Source data
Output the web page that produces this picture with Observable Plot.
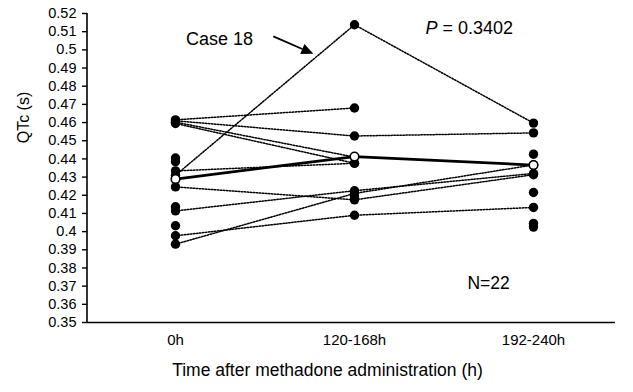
<!DOCTYPE html>
<html><head><meta charset="utf-8">
<script src="https://cdn.jsdelivr.net/npm/d3@7"></script>
<script src="https://cdn.jsdelivr.net/npm/@observablehq/plot@0.6"></script>
<style>
body{margin:0;background:#fff;}
#chart svg{font-family:"Liberation Sans",Arial,sans-serif;background:#fff;}
</style></head><body><div id="chart"></div>
<script>
// Categories (time points)
const times = ["0h", "120-168h", "192-240h"];
// Individual QTc values per patient (index-aligned; null = not visible / no line)
const qtc0h  = [0.4615, 0.461, 0.4602, 0.4595, 0.431, 0.4334, 0.4246, 0.4114, 0.3931, 0.3977, 0.4405, 0.4385, 0.4137, 0.4032, null];
const qtc120 = [0.468, 0.4526, 0.441, 0.4376, 0.5138, 0.4376, 0.4175, 0.4225, 0.421, 0.409, null, null, null, null, 0.419];
const qtc192 = [null, 0.4543, null, null, 0.4597, null, 0.4313, 0.432, 0.4367, 0.4133, 0.4426, 0.4215, 0.4045, 0.4025, null];
// Mean QTc
const meanQtc = [0.4289, 0.4413, 0.4366];
// Y tick labels
const yTicks = [0.35,0.36,0.37,0.38,0.39,0.40,0.41,0.42,0.43,0.44,0.45,0.46,0.47,0.48,0.49,0.50,0.51,0.52];
// Annotation anchors (data units: t = time index, v = QTc)
const caseLabel = {t: 0.246, v: 0.506, text: "Case 18"};
const caseArrow = {t1: 0.549, v1: 0.5071, t2: 0.773, v2: 0.4976};
const pLabel = {t: 1.397, t2: 1.492, v: 0.5121};
const nLabel = {t: 1.631, v: 0.3713, text: "N=22"};
const yTitle = {v: 0.4625, text: "QTc (s)"};
const xTitle = {t: 0.849, text: "Time after methadone administration (h)"};

const rows = qtc0h.flatMap((_, p) => [qtc0h[p], qtc120[p], qtc192[p]].map((v, t) => ({patient: p, t, qtc: v})));
const meanRows = meanQtc.map((v, t) => ({t, qtc: v}));

const yAxisLine = (index, {y}, values, dims) => {
  return d3.create("svg:line")
    .attr("x1", dims.marginLeft).attr("x2", dims.marginLeft)
    .attr("y1", y(yTicks[yTicks.length - 1])).attr("y2", y(yTicks[0]))
    .attr("stroke", "#000").attr("stroke-width", 1.6).node();
};
const yTitleMark = (index, {y}, values, dims) => {
  return d3.create("svg:text")
    .attr("transform", `translate(${dims.marginLeft - 64},${y(yTitle.v)}) rotate(-90)`)
    .attr("text-anchor", "middle").attr("dy", "0.35em")
    .attr("font-size", 16).attr("fill", "#000")
    .text(yTitle.text).node();
};
const arrowMark = (index, {x, y}) => {
  const x1 = x(caseArrow.t1), y1 = y(caseArrow.v1), x2 = x(caseArrow.t2), y2 = y(caseArrow.v2);
  const a = Math.atan2(y2 - y1, x2 - x1), L = 12, W = 5.5;
  const bx = x2 - L * Math.cos(a), by = y2 - L * Math.sin(a);
  const g = d3.create("svg:g");
  g.append("line").attr("x1", x1).attr("y1", y1).attr("x2", bx).attr("y2", by)
    .attr("stroke", "#000").attr("stroke-width", 1.8);
  g.append("path").attr("d", `M${x2},${y2}L${bx - W * Math.sin(a)},${by + W * Math.cos(a)}L${bx + W * Math.sin(a)},${by - W * Math.cos(a)}Z`)
    .attr("fill", "#000");
  return g.node();
};

const chart = Plot.plot({
  width: 633,
  height: 392,
  marginLeft: 87,
  marginRight: 18,
  marginTop: 13,
  marginBottom: 70,
  style: {fontFamily: "'Liberation Sans', Arial, sans-serif", background: "#fff", color: "#000"},
  x: {domain: [0, 2], range: [175, 533]},
  y: {domain: [0.35, 0.52]},
  marks: [
    Plot.axisY({ticks: yTicks, tickSize: 5, tickPadding: 6, tickFormat: d => String(+d.toFixed(2)), label: null, fontSize: 14.5, strokeWidth: 1.4}),
    Plot.axisX({ticks: [0, 1, 2], tickSize: 0, tickPadding: 12, tickFormat: i => times[i], label: null, fontSize: 15}),
    yAxisLine,
    Plot.ruleY([0.35], {stroke: "#000", strokeWidth: 1.6}),
    Plot.line(rows, {x: "t", y: "qtc", z: "patient", stroke: "#000", strokeWidth: 1.5, strokeDasharray: "1.5,1.5"}),
    Plot.line(meanRows, {x: "t", y: "qtc", stroke: "#000", strokeWidth: 2.8}),
    Plot.dot(rows.filter(d => d.qtc != null), {x: "t", y: "qtc", r: 4.7, fill: "#000", stroke: "none"}),
    Plot.dot(meanRows, {x: "t", y: "qtc", r: 4.3, fill: "#fff", stroke: "#000", strokeWidth: 1.6}),
    Plot.text([caseLabel], {x: "t", y: "v", text: "text", fontSize: 18, fill: "#000"}),
    arrowMark,
    Plot.text([pLabel], {x: "t", y: "v", text: () => "P", fontSize: 18, fontStyle: "italic", textAnchor: "start", fill: "#000"}),
    Plot.text([pLabel], {x: "t2", y: "v", text: () => "= 0.3402", fontSize: 18, textAnchor: "start", fill: "#000"}),
    Plot.text([nLabel], {x: "t", y: "v", text: "text", fontSize: 17.5, textAnchor: "start", fill: "#000"}),
    yTitleMark,
    Plot.text([xTitle], {frameAnchor: "bottom", x: "t", text: "text", dy: 53, fontSize: 17.5, fill: "#000"})
  ]
});
document.getElementById("chart").appendChild(chart);
</script>
</body></html>
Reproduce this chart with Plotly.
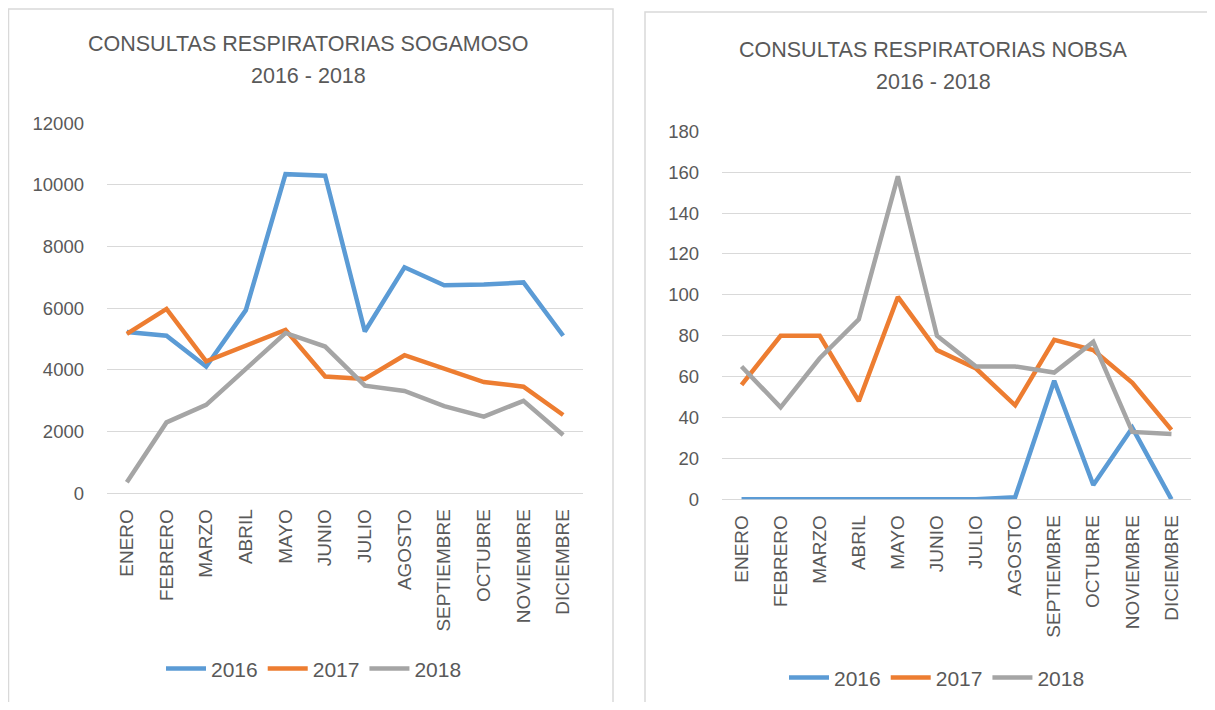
import plotly.graph_objects as go

meses = ["ENERO", "FEBRERO", "MARZO", "ABRIL", "MAYO", "JUNIO", "JULIO",
         "AGOSTO", "SEPTIEMBRE", "OCTUBRE", "NOVIEMBRE", "DICIEMBRE"]
anios = ["2016", "2017", "2018"]

# Sogamoso
sog_2016 = [5230, 5110, 4110, 5940, 10350, 10300, 5250, 7330, 6750, 6770, 6840, 5110]
sog_2017 = [5170, 5980, 4280, 4790, 5300, 3790, 3710, 4480, 4060, 3610, 3460, 2540]
sog_2018 = [360, 2300, 2870, 4030, 5200, 4760, 3490, 3320, 2830, 2490, 3000, 1890]

# Nobsa
nob_2016 = [0, 0, 0, 0, 0, 0, 0, 1, 58, 7, 35, 0]
nob_2017 = [56, 80, 80, 48, 99, 73, 64, 46, 78, 73, 57, 34]
nob_2018 = [65, 45, 69, 88, 158, 80, 65, 65, 62, 77, 33, 32]

colores = ["#5B9BD5", "#ED7D31", "#A5A5A5"]
gris_txt = "#595959"
fuente = "Liberation Sans"

OFF = 8
W, H = 1215 - 2 * OFF, 710 - 2 * OFF
TOP, ESC = 20, 0.967  # where the figure lands on the photographed page


def px(x):
    return (x - OFF) / W


def py(y):
    return 1 - ((y - TOP) / ESC) / H


fig = go.Figure()

for nombre, serie, color in zip(anios, [sog_2016, sog_2017, sog_2018], colores):
    fig.add_trace(go.Scatter(x=meses, y=serie, name=nombre, mode="lines",
                             line=dict(color=color, width=4.5),
                             xaxis="x", yaxis="y", legend="legend"))

for nombre, serie, color in zip(anios, [nob_2016, nob_2017, nob_2018], colores):
    fig.add_trace(go.Scatter(x=meses, y=serie, name=nombre, mode="lines",
                             line=dict(color=color, width=4.5),
                             xaxis="x2", yaxis="y2", legend="legend2"))

eje_x = dict(type="category", range=[-0.5, 11.5], tickangle=-90,
             showgrid=False, zeroline=False, showline=False, ticks="",
             ticklabelstandoff=11,
             tickfont=dict(family=fuente, size=19, color=gris_txt))
eje_y = dict(showgrid=True, gridcolor="#d9d9d9", gridwidth=1,
             zeroline=True, zerolinecolor="#d9d9d9", zerolinewidth=1,
             showline=False, ticks="", ticklen=0, tickformat="d",
             ticklabelstandoff=22,
             tickfont=dict(family=fuente, size=18.5, color=gris_txt))

leg = dict(orientation="h", xanchor="center", yanchor="middle",
           font=dict(family=fuente, size=21, color=gris_txt),
           bgcolor="rgba(0,0,0,0)", itemwidth=40)


def titulo(texto, x, y):
    return dict(text=texto, xref="paper", yref="paper", x=px(x), y=py(y),
                xanchor="center", yanchor="middle", showarrow=False,
                font=dict(family=fuente, size=21.5, color=gris_txt))


fig.update_layout(
    width=W, height=H,
    margin=dict(l=0, r=0, t=0, b=0),
    paper_bgcolor="white", plot_bgcolor="white",
    xaxis=dict(eje_x, domain=[px(107), px(583)], anchor="y"),
    yaxis=dict(eje_y, domain=[py(493), py(124)], range=[0, 12000],
               dtick=2000, anchor="x"),
    xaxis2=dict(eje_x, domain=[px(722), px(1191)], anchor="y2"),
    yaxis2=dict(eje_y, domain=[py(499), py(132)], range=[0, 180],
                dtick=20, anchor="x2"),
    legend=dict(leg, x=px(314), y=py(668)),
    legend2=dict(leg, x=px(937), y=py(677)),
    shapes=[
        dict(type="rect", xref="paper", yref="paper",
             x0=px(8.5), x1=px(613), y0=py(702), y1=py(10),
             line=dict(color="#d9d9d9", width=1.5)),
        dict(type="rect", xref="paper", yref="paper",
             x0=px(645), x1=px(1211), y0=py(720), y1=py(13),
             line=dict(color="#d9d9d9", width=1.5)),
    ],
    annotations=[
        titulo("CONSULTAS RESPIRATORIAS SOGAMOSO", 308, 45),
        titulo("2016 - 2018", 308, 77),
        titulo("CONSULTAS RESPIRATORIAS NOBSA", 933, 51),
        titulo("2016 - 2018", 933, 83),
    ],
)

fig.write_html("out.html")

What to produce:
In the listing above, find the lines holding the word "page" and copy them.

Output of the task:
Output the web page that produces this picture with Observable Plot.
TOP, ESC = 20, 0.967  # where the figure lands on the photographed page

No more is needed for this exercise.